Fail Early – a Mantra for Business Continuity Test Scenarios

In what used to be a business climate orientated firmly towards success, the notion of constructive failure has changed attitudes, hopefully opening up new possibilities for progress by liberating organisations from the notion that all failure was bad. There’s a message for business continuity test scenarios as well – it’s the “fail early, fail cheaply” mantra of entrepreneurs and innovators, who know that it takes a few false starts to home in on the winning formula. One company, Netflix, has taken this to heart with an in-house tool called the “Chaos Monkey”.

Netflix is a US-based provider of on-demand streaming media over the web (it also sends out DVDs by post), with over 23 million subscribers, based on April 2011 figures. Also in 2011, the company was the biggest generator of North American Internet traffic, responsible for over 24%. Amazon Web Services (AWS) form part of the infrastructure for Netflix, which naturally enough has a vested interest in making sure that network service for subscribers is continually and satisfactorily available. Yet, in line with the “fail early” approach, the company’s approach to business continuity test scenarios is that “the best way to avoid failure is to fail constantly”.

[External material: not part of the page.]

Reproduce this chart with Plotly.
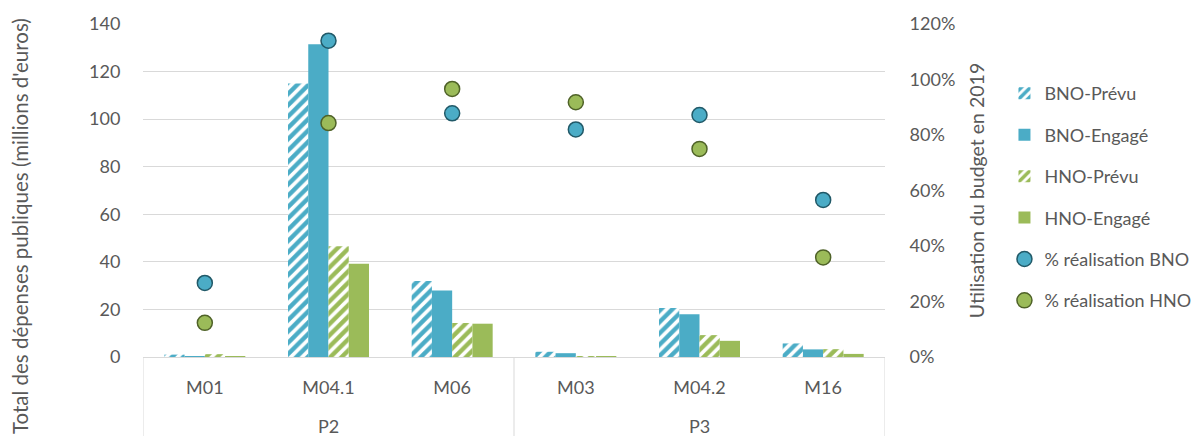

To that end, the “Chaos Monkey” randomly terminates processes and servers within the AWS infrastructure that Netflix uses. The goal is to maintain satisfactory service even in the event of component failure. For instance, even if the personalised film choices cannot be displayed, the systems will at least give subscribers a list of popular titles. The Chaos Monkey wreaks its havoc on real, live systems as well, because that’s where Netflix sees the most (or even only) useful business continuity test scenarios. By constantly and deliberately provoking failures early, the company will have a better chance of “business as usual” if something other than the Chaos Monkey messes with the infrastructure.